The Pulpit Commentary on Amos 6:1

The Pulpit Commentary · Joseph S. Exell and contributors · Public domain

Religious indifference and false security.

Amos was a native of the southern kingdom, but his ministry was mainly to Israel. His impartiality appears in the censures and reproaches which he addresses, as in this passage, to both Judah and Samaria. But the description applies to professing Christians today as accurately as if it had just then been written, and had been explicitly applied to such. How many who are called to devotion and diligence are "at ease," are "confident," or "secure"!

I. THE DISPOSITION AND HABIT HERE CONDEMNED. The following elements are to be recognized.

1. Self-satisfaction.

2. Self-indulgence.

3. Indifference.

4. Carelessness.

5. Negligence.

II. THE CIRCUMSTANCES WHICH AGGRAVATE THE SIN OF INDIFFERENCE AND SECURITY. In the case of those here addressed we observe:

1. That they resided in places which were themselves a reminder of the character of Jehovah and of his past "dealings" with the chosen people.
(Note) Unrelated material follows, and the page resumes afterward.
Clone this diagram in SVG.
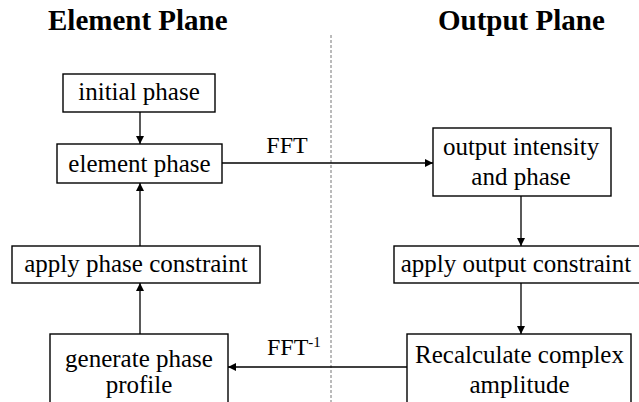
<svg xmlns="http://www.w3.org/2000/svg" width="639" height="402" viewBox="0 0 639 402">
  <defs>
    <marker id="arrow" viewBox="0 0 10 10" refX="10" refY="5" markerWidth="9" markerHeight="8" markerUnits="userSpaceOnUse" orient="auto">
      <path d="M0,0 L10,5 L0,10 Z" fill="#000000"/>
    </marker>
  </defs>
  <rect width="639" height="402" fill="#ffffff"/>

  <!-- plane headings and divider -->
  <text x="48" y="30" font-family="Liberation Serif" font-size="29" font-weight="bold">Element Plane</text>
  <text x="438" y="30" font-family="Liberation Serif" font-size="29" font-weight="bold">Output Plane</text>
  <line x1="331" y1="35" x2="331" y2="402" stroke="#777777" stroke-width="1" stroke-dasharray="3,2"/>

  <!-- connectors -->
  <g id="connectors" fill="none" stroke="#000000" stroke-width="1.3">
    <line x1="140" y1="112" x2="140" y2="144" marker-end="url(#arrow)"/>
    <line x1="140" y1="246" x2="140" y2="183" marker-end="url(#arrow)"/>
    <line x1="140" y1="334" x2="140" y2="283" marker-end="url(#arrow)"/>
    <line x1="222" y1="163" x2="433" y2="163" marker-end="url(#arrow)"/>
    <line x1="521" y1="196" x2="521" y2="246" marker-end="url(#arrow)"/>
    <line x1="521" y1="283" x2="521" y2="334" marker-end="url(#arrow)"/>
    <line x1="407" y1="367" x2="228" y2="367" marker-end="url(#arrow)"/>
  </g>
  <g id="connector-labels" fill="#000000">
    <text x="287" y="153" font-family="Liberation Serif" font-size="24" text-anchor="middle">FFT</text>
    <text x="267" y="355" font-family="Liberation Serif" font-size="24">FFT<tspan dy="-8" font-size="15">-1</tspan></text>
  </g>

  <g id="initial-phase">
    <rect x="63" y="74" width="152" height="38" fill="#ffffff" stroke="#000000" stroke-width="1.4"/>
    <text x="139" y="100" font-family="Liberation Serif" font-size="25" text-anchor="middle">initial phase</text>
  </g>
  <g id="element-phase">
    <rect x="57" y="144" width="165" height="39" fill="#ffffff" stroke="#000000" stroke-width="1.4"/>
    <text x="139.5" y="172" font-family="Liberation Serif" font-size="25" text-anchor="middle">element phase</text>
  </g>
  <g id="apply-phase-constraint">
    <rect x="12" y="246" width="248" height="37" fill="#ffffff" stroke="#000000" stroke-width="1.4"/>
    <text x="136" y="272" font-family="Liberation Serif" font-size="25" text-anchor="middle">apply phase constraint</text>
  </g>
  <g id="generate-phase-profile">
    <rect x="50" y="334" width="178" height="72" fill="#ffffff" stroke="#000000" stroke-width="1.4"/>
    <text x="139" y="367" font-family="Liberation Serif" font-size="25" text-anchor="middle">generate phase</text>
    <text x="139" y="393" font-family="Liberation Serif" font-size="25" text-anchor="middle">profile</text>
  </g>
  <g id="output-intensity">
    <rect x="433" y="128" width="178" height="68" fill="#ffffff" stroke="#000000" stroke-width="1.4"/>
    <text x="521" y="155" font-family="Liberation Serif" font-size="25" text-anchor="middle">output intensity</text>
    <text x="521" y="185" font-family="Liberation Serif" font-size="25" text-anchor="middle">and phase</text>
  </g>
  <g id="apply-output-constraint">
    <rect x="394" y="246" width="248" height="37" fill="#ffffff" stroke="#000000" stroke-width="1.4"/>
    <text x="516" y="272" font-family="Liberation Serif" font-size="25" text-anchor="middle">apply output constraint</text>
  </g>
  <g id="recalculate-amplitude">
    <rect x="407" y="334" width="224" height="72" fill="#ffffff" stroke="#000000" stroke-width="1.4"/>
    <text x="519.5" y="363" font-family="Liberation Serif" font-size="25" text-anchor="middle">Recalculate complex</text>
    <text x="519.5" y="393" font-family="Liberation Serif" font-size="25" text-anchor="middle">amplitude</text>
  </g>
</svg>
2. That they occupied positions fitted to inspire them with a sense of personal responsibility. They were the distinguished chiefs of the nations—the men to whom the people looked as their leaders, and in whom they might reasonably expect to find an example of piety, unselfishness, and zeal

3. That they lived in times when the judgments of God were abroad, and when insensibility to duty and religion were all the more inexcusably culpable.

III. THE EVIL FOLLOWING UPON THE DISPOSITION AND HABIT HERE CONDEMNED.

1. Divine displeasure is prophetically declared against those who are at ease when they should be at work, against those who are secure and confident when they should be examining and judging themselves, and beginning a new and better life.

2. Moral deterioration cannot but follow upon such a state of mind as is here depicted. The slothful are the first to feel the ill effects of their sloth; the habit grows, and a religious, not to say an heroic, life becomes an impossibility.

3. National disaster and punishment are entailed by the indifference and unfaithfulness of those who are called to be a nation's guides and rulers.—T.